As Moeen Ali smacked a Washington Sundar delivery down long-on for a four, the Chepauk crowd found their voice again. CSK had yet again won a match at their famous fortress, which had been breached by a resurgent Rajasthan Royals just over a week ago, albeit by a very narrow margin. It meant that CSK had added another win to their tally.
Only moments ago, the crowd were at the top of their lungs wanting Dhoni to come out to bat. But out walked Moeen Ali, a left-hander, while Chennai’s Super King sat comfortably, waiting for a victory. Amidst all that noise about Dhoni, and the cheers after the winning runs, there was another left-hander silently going on about his business. Devon Conway had scored 77* in his side’s march to victory, still he went unnoticed in that environment. You’d think this player is in the wrong franchise, or rather the wrong player in this franchise, given the way he quietly slips under the radar of the excitement of a franchise so celebrated throughout the tournament’s history.
Devon Conway has always been that kind of player, the one who looks so simple, and silently and steadily does the job. During a time when the world was fixated on a young Indian line-up defeating Tim Paine’s Australia in their own backyard, an iconic series in COVID times, Conway was silently making his way into the New Zealand cricket team. He started off with scores of 41, 65*, 5, 63 in his first four T20I innings. He also stroked his way to 99* against a depleted Australia, all at a strike rate upwards of 140, to start making the world take notice. He got some more good scores and sustained his form in the T20I side.
He was given a try in the ODIs against the visiting Bangladesh team and he grabbed the opportunity with both hands. He started with a 27, then 72 in the second, before finally breaching the three-digit mark in just his third ODI, ending at 126 off 110 balls. Conway was silently adapting across formats and steadily making his case for a chance with the whites. But many pundits were still of the opinion that scoring in limited overs may hide technical flaws, that his unorthodox arsenal would not last him for long.

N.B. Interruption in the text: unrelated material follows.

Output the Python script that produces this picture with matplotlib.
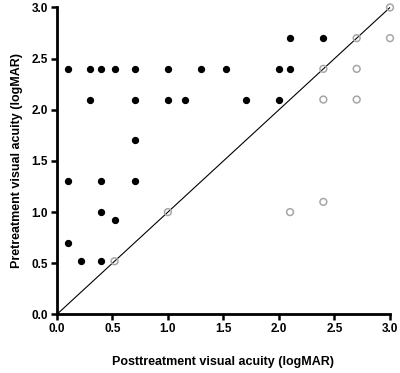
import matplotlib.pyplot as plt

# pacientes con mejoria (puntos negros)
post_improved = [0.1, 0.3, 0.4, 0.52, 0.7, 1.0, 1.3, 1.52, 2.0, 2.1,
                 2.1, 2.4,
                 0.3, 0.7, 1.0, 1.15, 1.7, 2.0,
                 0.7,
                 0.1, 0.4, 0.7,
                 0.4, 0.52, 0.1, 0.22, 0.4]
pre_improved = [2.4, 2.4, 2.4, 2.4, 2.4, 2.4, 2.4, 2.4, 2.4, 2.4,
                2.7, 2.7,
                2.1, 2.1, 2.1, 2.1, 2.1, 2.1,
                1.7,
                1.3, 1.3, 1.3,
                1.0, 0.92, 0.7, 0.52, 0.52]

# pacientes sin mejoria (circulos grises)
post_other = [3.0, 2.7, 3.0, 2.4, 2.7, 2.4, 2.7, 2.1, 2.4, 1.0, 0.52]
pre_other = [3.0, 2.7, 2.7, 2.4, 2.4, 2.1, 2.1, 1.0, 1.1, 1.0, 0.52]

ticks = [0.0, 0.5, 1.0, 1.5, 2.0, 2.5, 3.0]

plt.rcParams['font.family'] = ['Liberation Sans', 'DejaVu Sans']

fig = plt.figure(figsize=(4.0, 3.73), dpi=100)
ax = fig.add_axes([0.142, 0.157, 0.833, 0.823])

ax.plot([0, 3], [0, 3], color='black', linewidth=0.8, zorder=1)
ax.scatter(post_improved, pre_improved, s=18, color='black', zorder=3, clip_on=False)
ax.scatter(post_other, pre_other, s=24, facecolors='none', edgecolors='#a6a6a6',
           linewidths=1.1, zorder=3, clip_on=False)

ax.set_xlim(0, 3)
ax.set_ylim(0, 3)
ax.set_xticks(ticks)
ax.set_yticks(ticks)
ax.set_xticklabels([f'{t:.1f}' for t in ticks], fontweight='bold')
ax.set_yticklabels([f'{t:.1f}' for t in ticks], fontweight='bold')
ax.tick_params(labelsize=8.5, width=1.8, length=4.5, direction='out', pad=2)

for side in ['top', 'right']:
    ax.spines[side].set_visible(False)
for side in ['left', 'bottom']:
    ax.spines[side].set_linewidth(2.0)

ax.set_xlabel('Posttreatment visual acuity (logMAR)', fontsize=9, fontweight='bold', labelpad=15)
ax.set_ylabel('Pretreatment visual acuity (logMAR)', fontsize=9, fontweight='bold', labelpad=6)

plt.savefig('out.png', dpi=100)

With a World Test Championship final approaching, the Kiwi management decided to give him a go. Devon Conway made his Test debut in front of a packed house at Lord’s, facing off against an English bowling line-up comprising James Anderson and Stuart Broad, with the devilish Dukes ball in hand. There was nothing silent or simple about that. Conway took to Test cricket like fish to water, and slowly and steadily reached not only his first Test ton, but also notched up his double ton, silencing all his critics with his fluent strokeplay, textbook technique, and pristine timing, fittingly getting out while running between the wickets. A score of 80 in the second test, and he was given the responsibility to open in the WTC Final against India. He made the only 50 of the first innings, and was pivotal in the Blackcaps’ victory in becoming the first team in history to lift the WTC Test mace.

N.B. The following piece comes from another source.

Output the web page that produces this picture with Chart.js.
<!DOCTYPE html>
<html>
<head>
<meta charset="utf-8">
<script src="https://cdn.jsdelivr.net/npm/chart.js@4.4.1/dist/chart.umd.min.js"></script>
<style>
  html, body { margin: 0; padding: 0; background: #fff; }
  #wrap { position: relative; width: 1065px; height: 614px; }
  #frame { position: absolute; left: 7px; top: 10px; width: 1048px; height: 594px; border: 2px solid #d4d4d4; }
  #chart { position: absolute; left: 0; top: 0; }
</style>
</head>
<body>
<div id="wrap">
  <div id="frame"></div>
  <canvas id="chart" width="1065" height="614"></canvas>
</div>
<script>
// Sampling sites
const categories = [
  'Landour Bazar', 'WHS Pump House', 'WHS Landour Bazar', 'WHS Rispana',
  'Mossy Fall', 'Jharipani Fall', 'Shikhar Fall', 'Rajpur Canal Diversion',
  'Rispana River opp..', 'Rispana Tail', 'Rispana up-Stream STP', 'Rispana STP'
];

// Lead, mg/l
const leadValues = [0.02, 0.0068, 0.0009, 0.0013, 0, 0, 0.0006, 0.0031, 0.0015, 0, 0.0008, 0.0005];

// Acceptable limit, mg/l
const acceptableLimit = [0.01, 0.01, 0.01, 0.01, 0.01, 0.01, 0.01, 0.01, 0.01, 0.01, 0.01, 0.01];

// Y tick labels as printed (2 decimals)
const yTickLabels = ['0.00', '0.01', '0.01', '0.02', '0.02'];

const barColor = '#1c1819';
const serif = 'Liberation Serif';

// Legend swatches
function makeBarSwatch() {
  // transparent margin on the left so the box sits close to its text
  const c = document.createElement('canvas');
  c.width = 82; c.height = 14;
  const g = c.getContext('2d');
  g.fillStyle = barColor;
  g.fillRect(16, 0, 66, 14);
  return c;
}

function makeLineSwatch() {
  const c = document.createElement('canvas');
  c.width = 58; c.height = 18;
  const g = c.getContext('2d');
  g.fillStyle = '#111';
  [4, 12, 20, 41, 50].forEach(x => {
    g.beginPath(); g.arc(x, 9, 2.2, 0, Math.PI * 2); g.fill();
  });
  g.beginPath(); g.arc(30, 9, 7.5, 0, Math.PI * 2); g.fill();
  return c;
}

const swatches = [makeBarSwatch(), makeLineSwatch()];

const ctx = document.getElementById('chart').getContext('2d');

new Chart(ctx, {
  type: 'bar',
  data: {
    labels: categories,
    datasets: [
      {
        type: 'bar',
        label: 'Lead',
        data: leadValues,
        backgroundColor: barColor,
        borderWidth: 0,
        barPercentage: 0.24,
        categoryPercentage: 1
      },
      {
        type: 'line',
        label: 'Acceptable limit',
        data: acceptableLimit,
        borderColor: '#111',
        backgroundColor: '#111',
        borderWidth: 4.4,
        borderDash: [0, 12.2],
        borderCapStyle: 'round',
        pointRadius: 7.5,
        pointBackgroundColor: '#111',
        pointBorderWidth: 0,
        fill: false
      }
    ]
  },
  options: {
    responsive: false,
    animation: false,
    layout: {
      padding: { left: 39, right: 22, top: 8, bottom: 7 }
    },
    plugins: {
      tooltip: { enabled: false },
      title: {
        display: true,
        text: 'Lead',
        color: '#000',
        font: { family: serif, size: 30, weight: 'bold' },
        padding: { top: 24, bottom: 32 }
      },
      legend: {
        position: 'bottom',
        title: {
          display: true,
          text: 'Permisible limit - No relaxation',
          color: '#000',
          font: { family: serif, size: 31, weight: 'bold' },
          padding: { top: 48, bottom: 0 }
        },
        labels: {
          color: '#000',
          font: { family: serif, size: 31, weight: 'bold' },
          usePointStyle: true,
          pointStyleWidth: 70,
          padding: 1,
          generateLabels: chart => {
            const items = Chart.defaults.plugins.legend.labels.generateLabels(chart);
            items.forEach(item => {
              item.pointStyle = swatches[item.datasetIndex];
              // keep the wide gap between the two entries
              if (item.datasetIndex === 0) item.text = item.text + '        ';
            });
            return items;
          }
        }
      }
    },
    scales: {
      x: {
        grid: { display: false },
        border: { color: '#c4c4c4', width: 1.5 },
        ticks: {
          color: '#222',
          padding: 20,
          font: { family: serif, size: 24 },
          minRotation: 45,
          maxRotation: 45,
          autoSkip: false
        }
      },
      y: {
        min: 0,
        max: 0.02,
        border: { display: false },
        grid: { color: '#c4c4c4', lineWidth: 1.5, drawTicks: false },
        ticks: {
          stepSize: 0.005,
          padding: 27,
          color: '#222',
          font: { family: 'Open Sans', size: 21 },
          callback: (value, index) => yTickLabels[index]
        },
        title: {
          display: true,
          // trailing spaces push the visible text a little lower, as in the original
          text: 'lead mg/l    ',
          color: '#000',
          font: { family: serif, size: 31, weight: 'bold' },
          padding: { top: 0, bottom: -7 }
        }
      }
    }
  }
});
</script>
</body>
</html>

He also took his side to the final of the T20 World Cup, which the Kiwis lost. Only one more box was left to tick : the Indian Premier League. Conway was selected in 2022 by the Chennai Super Kings, silently, for a base price of 1 crore. He got out for 3 in his first match, wasn’t selected in the playing XI because of the combination for a long time, then he returned again when the management backed him to come good. Conway responded their faith with three consecutive half-centuries (85*, 56, 87), silently, when the focus of the tournament had been on the fresh top teams battling for supremacy. Conway has formed a formidable opening pair with Ruturaj Gaikwad, and the duo already have the most century-plus opening stands in Chennai’s history.
Averages above 45 in all three formats of the game, a WTC title, a T20WC Final appearance, and 6 fifties from 13 innings in the IPL. For someone who has consistently achieved landmarks by performing superbly, Devon Conway is exactly the right player in exactly the right franchise, CSK. Because he is a Consistently Superb King.